The first time I met you, I was a hopeless mess. I had emotional breakdowns from my heartbreak and the stress I get from school and friends, and family. I was a complete wreck. I wanted to fix myself but I don’t know where to start. It’s like one wrong word, or one wrong move, and I will self-destruct.
I was fragile.
I wanted to be strong.
I wanted to be tough.
I want to change.
I want to learn how to love myself. Because only until then, I can love others. The genuine love, and not just the idea of love.
I want to live for myself and not for others. I want to live happily, doing the things I am passionate about.
Just once, I want to be the main person. I want to be the person in control of my own story. I want to be the main protagonist. I want to experience the things that only the protagonist experiences. Becoming the best of the best, is what I wanted to be.
Until I met you.
For the first time, I felt different. I felt something that I have never felt with anyone before,
Because of your sudden appearance in my life, I began to change.
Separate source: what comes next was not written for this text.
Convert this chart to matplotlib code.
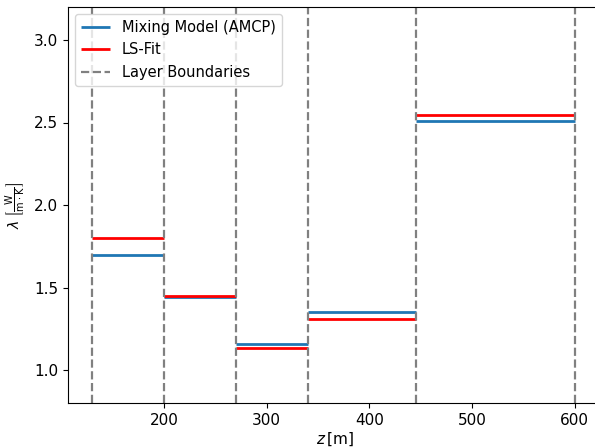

Not for you, but for myself. I started seeing the best in me. I started believing in myself. You gave me another chance to believe again that maybe, just maybe, Cupid accurately shot the arrow to the right person.
I was looking for signs. Signs that you are the answer to all my questions. But I can’t decide which signs should I ask for. I was scared. I was scared that it is not you. I want it to be you. Because you made me feel alive again. You made me believe in myself again. And most importantly, you made me happy.
I thought I was getting close to getting some answers, but I guess not. Maybe, this is a sign that I was wrong again. I should let it go. Let my feelings for you subside and focus on other things, and improving myself. But I am still silently hoping that we end up together. Because I still want “The One” to be you.